**Stated goal**.
Transcribe the material exactly. Images do not belong in the copy.

**Supplied data**.
▬▬▬▬▬▬

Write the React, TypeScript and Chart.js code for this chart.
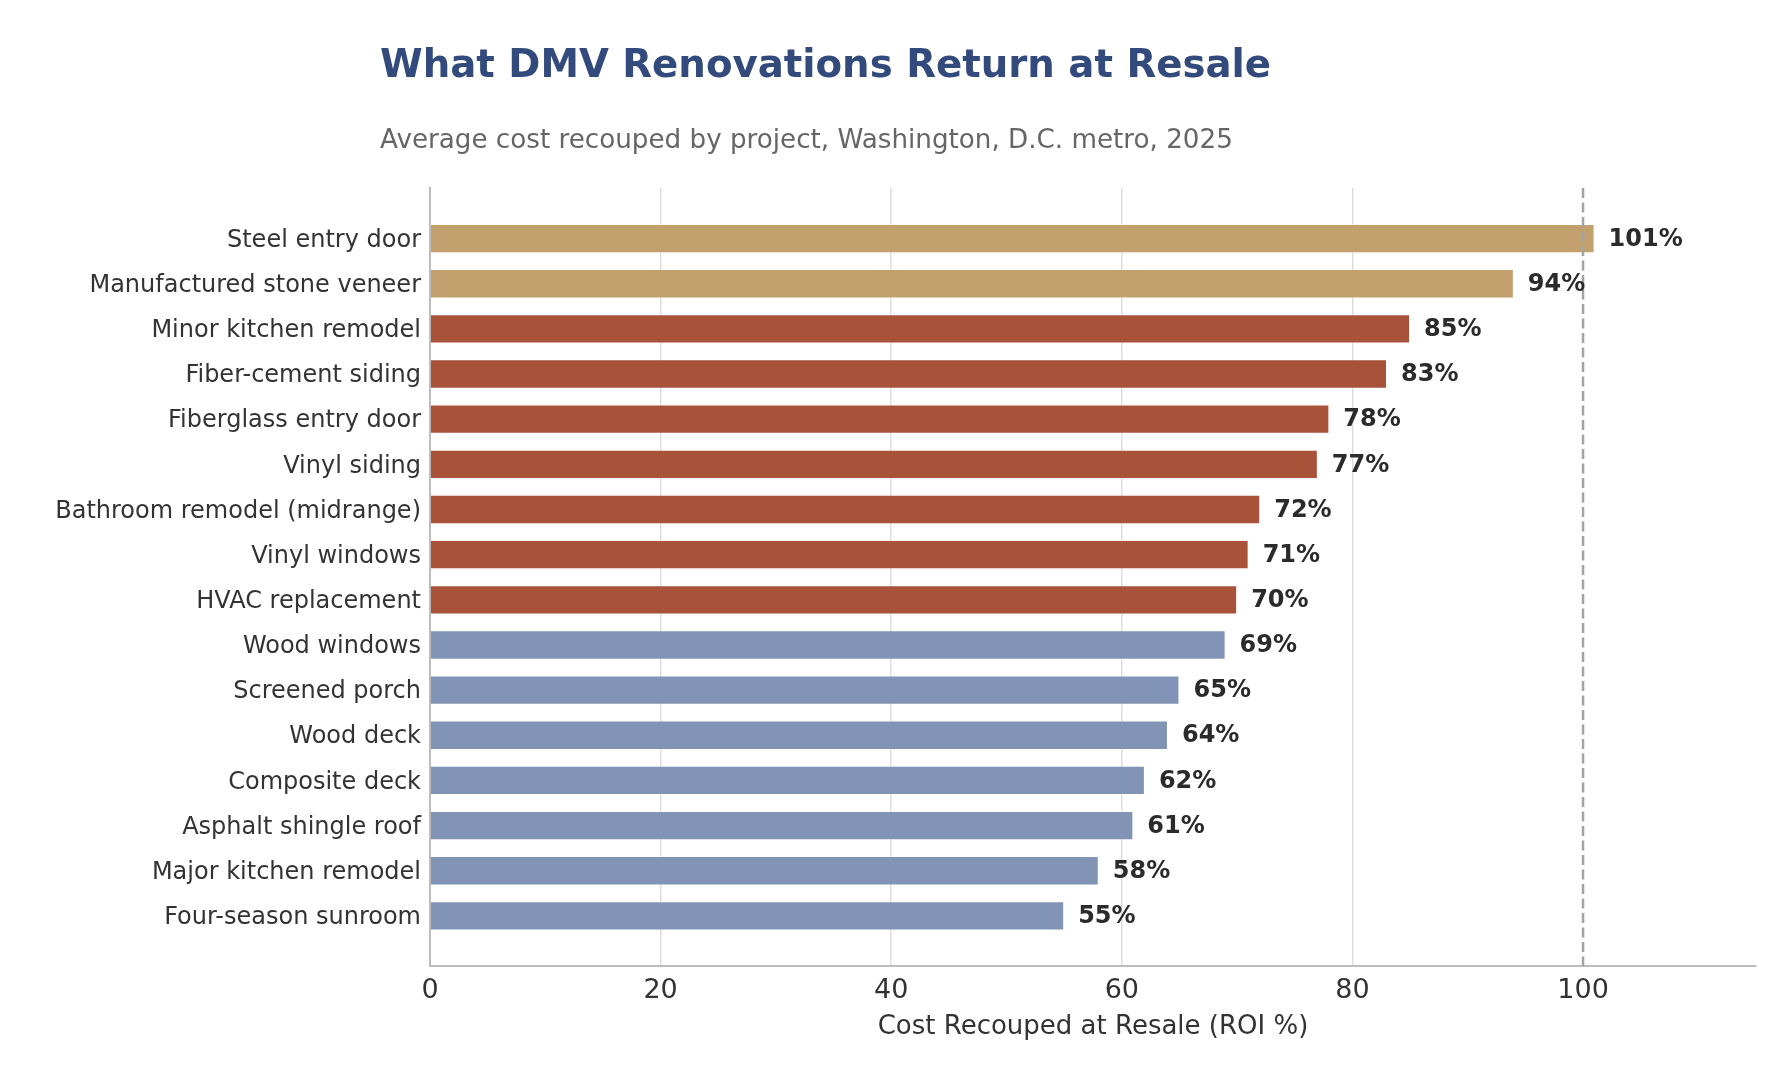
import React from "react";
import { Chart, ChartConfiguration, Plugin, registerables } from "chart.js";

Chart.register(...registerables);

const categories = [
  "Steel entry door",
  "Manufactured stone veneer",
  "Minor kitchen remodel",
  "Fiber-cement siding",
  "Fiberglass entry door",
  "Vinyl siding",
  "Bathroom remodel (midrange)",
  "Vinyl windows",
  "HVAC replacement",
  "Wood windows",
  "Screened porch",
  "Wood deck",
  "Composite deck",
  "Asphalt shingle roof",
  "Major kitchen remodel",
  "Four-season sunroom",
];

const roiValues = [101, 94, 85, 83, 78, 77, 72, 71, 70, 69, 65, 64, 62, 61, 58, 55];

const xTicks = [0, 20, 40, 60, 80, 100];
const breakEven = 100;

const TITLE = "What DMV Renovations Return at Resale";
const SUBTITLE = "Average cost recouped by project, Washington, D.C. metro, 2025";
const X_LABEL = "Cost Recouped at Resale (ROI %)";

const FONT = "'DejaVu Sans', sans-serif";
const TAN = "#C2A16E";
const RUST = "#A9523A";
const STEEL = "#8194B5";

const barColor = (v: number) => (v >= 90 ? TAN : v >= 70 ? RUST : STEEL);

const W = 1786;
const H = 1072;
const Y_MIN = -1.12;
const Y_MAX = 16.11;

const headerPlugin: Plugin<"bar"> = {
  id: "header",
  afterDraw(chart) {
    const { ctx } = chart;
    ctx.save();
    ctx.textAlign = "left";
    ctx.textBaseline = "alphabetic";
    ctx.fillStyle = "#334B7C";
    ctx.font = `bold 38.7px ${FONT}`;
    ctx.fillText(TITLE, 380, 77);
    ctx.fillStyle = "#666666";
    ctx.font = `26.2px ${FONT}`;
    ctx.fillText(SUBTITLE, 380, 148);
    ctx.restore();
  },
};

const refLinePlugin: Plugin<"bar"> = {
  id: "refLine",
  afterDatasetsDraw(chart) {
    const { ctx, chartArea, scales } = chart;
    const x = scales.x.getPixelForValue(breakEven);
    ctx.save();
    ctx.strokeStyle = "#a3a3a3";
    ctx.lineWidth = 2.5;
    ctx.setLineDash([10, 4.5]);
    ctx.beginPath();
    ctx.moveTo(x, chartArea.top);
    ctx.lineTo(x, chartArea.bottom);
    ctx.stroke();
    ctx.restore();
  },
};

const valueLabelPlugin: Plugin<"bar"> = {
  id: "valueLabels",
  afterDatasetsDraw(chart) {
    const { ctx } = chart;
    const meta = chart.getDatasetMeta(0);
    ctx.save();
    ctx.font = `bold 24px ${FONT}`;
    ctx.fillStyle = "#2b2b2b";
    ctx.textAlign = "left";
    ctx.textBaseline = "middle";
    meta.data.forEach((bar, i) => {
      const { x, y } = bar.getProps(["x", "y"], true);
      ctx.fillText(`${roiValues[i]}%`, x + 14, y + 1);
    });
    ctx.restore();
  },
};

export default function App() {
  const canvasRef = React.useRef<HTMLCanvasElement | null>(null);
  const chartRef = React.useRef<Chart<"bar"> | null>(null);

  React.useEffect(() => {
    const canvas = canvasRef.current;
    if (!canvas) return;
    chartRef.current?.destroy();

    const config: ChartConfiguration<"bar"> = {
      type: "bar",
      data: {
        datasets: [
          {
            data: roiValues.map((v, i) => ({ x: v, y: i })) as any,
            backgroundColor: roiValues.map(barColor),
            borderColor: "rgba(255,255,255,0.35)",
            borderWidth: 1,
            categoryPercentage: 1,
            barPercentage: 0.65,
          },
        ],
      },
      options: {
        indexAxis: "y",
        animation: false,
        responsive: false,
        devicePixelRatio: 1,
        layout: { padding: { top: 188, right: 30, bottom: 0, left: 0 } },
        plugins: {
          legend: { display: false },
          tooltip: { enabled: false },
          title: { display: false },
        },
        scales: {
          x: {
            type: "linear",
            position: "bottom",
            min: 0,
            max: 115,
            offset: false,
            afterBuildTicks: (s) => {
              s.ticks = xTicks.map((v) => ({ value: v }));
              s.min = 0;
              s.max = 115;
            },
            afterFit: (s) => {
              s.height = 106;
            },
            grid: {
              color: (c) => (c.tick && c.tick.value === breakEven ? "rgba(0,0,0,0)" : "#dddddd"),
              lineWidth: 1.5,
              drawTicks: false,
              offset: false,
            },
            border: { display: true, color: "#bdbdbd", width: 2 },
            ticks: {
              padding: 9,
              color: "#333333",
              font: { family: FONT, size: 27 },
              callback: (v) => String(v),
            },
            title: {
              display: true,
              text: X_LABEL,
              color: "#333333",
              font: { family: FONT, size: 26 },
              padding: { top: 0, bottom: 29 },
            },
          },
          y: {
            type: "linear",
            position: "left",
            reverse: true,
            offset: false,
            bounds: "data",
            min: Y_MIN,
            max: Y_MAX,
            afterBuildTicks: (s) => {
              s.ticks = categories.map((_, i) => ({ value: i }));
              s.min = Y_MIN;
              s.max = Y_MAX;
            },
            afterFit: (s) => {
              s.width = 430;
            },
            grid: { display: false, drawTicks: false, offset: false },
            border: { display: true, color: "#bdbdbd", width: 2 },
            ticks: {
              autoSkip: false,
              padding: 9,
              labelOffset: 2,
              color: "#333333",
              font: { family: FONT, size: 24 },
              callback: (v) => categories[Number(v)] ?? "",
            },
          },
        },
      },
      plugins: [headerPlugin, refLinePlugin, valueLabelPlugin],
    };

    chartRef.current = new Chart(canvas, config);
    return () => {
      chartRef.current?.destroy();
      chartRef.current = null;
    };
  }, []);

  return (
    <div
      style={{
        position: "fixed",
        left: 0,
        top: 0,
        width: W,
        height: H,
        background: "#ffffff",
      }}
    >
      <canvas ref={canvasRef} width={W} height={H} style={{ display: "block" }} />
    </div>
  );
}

▬▬▬▬▬▬

**Response to this exercise**.
Write the React, TypeScript and Chart.js code for this chart.
import React from "react";
import { Chart, ChartConfiguration, Plugin, registerables } from "chart.js";

Chart.register(...registerables);

const categories = [
  "Steel entry door",
  "Manufactured stone veneer",
  "Minor kitchen remodel",
  "Fiber-cement siding",
  "Fiberglass entry door",
  "Vinyl siding",
  "Bathroom remodel (midrange)",
  "Vinyl windows",
  "HVAC replacement",
  "Wood windows",
  "Screened porch",
  "Wood deck",
  "Composite deck",
  "Asphalt shingle roof",
  "Major kitchen remodel",
  "Four-season sunroom",
];

const roiValues = [101, 94, 85, 83, 78, 77, 72, 71, 70, 69, 65, 64, 62, 61, 58, 55];

const xTicks = [0, 20, 40, 60, 80, 100];
const breakEven = 100;

const TITLE = "What DMV Renovations Return at Resale";
const SUBTITLE = "Average cost recouped by project, Washington, D.C. metro, 2025";
const X_LABEL = "Cost Recouped at Resale (ROI %)";

const FONT = "'DejaVu Sans', sans-serif";
const TAN = "#C2A16E";
const RUST = "#A9523A";
const STEEL = "#8194B5";

const barColor = (v: number) => (v >= 90 ? TAN : v >= 70 ? RUST : STEEL);

const W = 1786;
const H = 1072;
const Y_MIN = -1.12;
const Y_MAX = 16.11;

const headerPlugin: Plugin<"bar"> = {
  id: "header",
  afterDraw(chart) {
    const { ctx } = chart;
    ctx.save();
    ctx.textAlign = "left";
    ctx.textBaseline = "alphabetic";
    ctx.fillStyle = "#334B7C";
    ctx.font = `bold 38.7px ${FONT}`;
    ctx.fillText(TITLE, 380, 77);
    ctx.fillStyle = "#666666";
    ctx.font = `26.2px ${FONT}`;
    ctx.fillText(SUBTITLE, 380, 148);
    ctx.restore();
  },
};

const refLinePlugin: Plugin<"bar"> = {
  id: "refLine",
  afterDatasetsDraw(chart) {
    const { ctx, chartArea, scales } = chart;
    const x = scales.x.getPixelForValue(breakEven);
    ctx.save();
    ctx.strokeStyle = "#a3a3a3";
    ctx.lineWidth = 2.5;
    ctx.setLineDash([10, 4.5]);
    ctx.beginPath();
    ctx.moveTo(x, chartArea.top);
    ctx.lineTo(x, chartArea.bottom);
    ctx.stroke();
    ctx.restore();
  },
};

const valueLabelPlugin: Plugin<"bar"> = {
  id: "valueLabels",
  afterDatasetsDraw(chart) {
    const { ctx } = chart;
    const meta = chart.getDatasetMeta(0);
    ctx.save();
    ctx.font = `bold 24px ${FONT}`;
    ctx.fillStyle = "#2b2b2b";
    ctx.textAlign = "left";
    ctx.textBaseline = "middle";
    meta.data.forEach((bar, i) => {
      const { x, y } = bar.getProps(["x", "y"], true);
      ctx.fillText(`${roiValues[i]}%`, x + 14, y + 1);
    });
    ctx.restore();
  },
};

export default function App() {
  const canvasRef = React.useRef<HTMLCanvasElement | null>(null);
  const chartRef = React.useRef<Chart<"bar"> | null>(null);

  React.useEffect(() => {
    const canvas = canvasRef.current;
    if (!canvas) return;
    chartRef.current?.destroy();

    const config: ChartConfiguration<"bar"> = {
      type: "bar",
      data: {
        datasets: [
          {
            data: roiValues.map((v, i) => ({ x: v, y: i })) as any,
            backgroundColor: roiValues.map(barColor),
            borderColor: "rgba(255,255,255,0.35)",
            borderWidth: 1,
            categoryPercentage: 1,
            barPercentage: 0.65,
          },
        ],
      },
      options: {
        indexAxis: "y",
        animation: false,
        responsive: false,
        devicePixelRatio: 1,
        layout: { padding: { top: 188, right: 30, bottom: 0, left: 0 } },
        plugins: {
          legend: { display: false },
          tooltip: { enabled: false },
          title: { display: false },
        },
        scales: {
          x: {
            type: "linear",
            position: "bottom",
            min: 0,
            max: 115,
            offset: false,
            afterBuildTicks: (s) => {
              s.ticks = xTicks.map((v) => ({ value: v }));
              s.min = 0;
              s.max = 115;
            },
            afterFit: (s) => {
              s.height = 106;
            },
            grid: {
              color: (c) => (c.tick && c.tick.value === breakEven ? "rgba(0,0,0,0)" : "#dddddd"),
              lineWidth: 1.5,
              drawTicks: false,
              offset: false,
            },
            border: { display: true, color: "#bdbdbd", width: 2 },
            ticks: {
              padding: 9,
              color: "#333333",
              font: { family: FONT, size: 27 },
              callback: (v) => String(v),
            },
            title: {
              display: true,
              text: X_LABEL,
              color: "#333333",
              font: { family: FONT, size: 26 },
              padding: { top: 0, bottom: 29 },
            },
          },
          y: {
            type: "linear",
            position: "left",
            reverse: true,
            offset: false,
            bounds: "data",
            min: Y_MIN,
            max: Y_MAX,
            afterBuildTicks: (s) => {
              s.ticks = categories.map((_, i) => ({ value: i }));
              s.min = Y_MIN;
              s.max = Y_MAX;
            },
            afterFit: (s) => {
              s.width = 430;
            },
            grid: { display: false, drawTicks: false, offset: false },
            border: { display: true, color: "#bdbdbd", width: 2 },
            ticks: {
              autoSkip: false,
              padding: 9,
              labelOffset: 2,
              color: "#333333",
              font: { family: FONT, size: 24 },
              callback: (v) => categories[Number(v)] ?? "",
            },
          },
        },
      },
      plugins: [headerPlugin, refLinePlugin, valueLabelPlugin],
    };

    chartRef.current = new Chart(canvas, config);
    return () => {
      chartRef.current?.destroy();
      chartRef.current = null;
    };
  }, []);

  return (
    <div
      style={{
        position: "fixed",
        left: 0,
        top: 0,
        width: W,
        height: H,
        background: "#ffffff",
      }}
    >
      <canvas ref={canvasRef} width={W} height={H} style={{ display: "block" }} />
    </div>
  );
}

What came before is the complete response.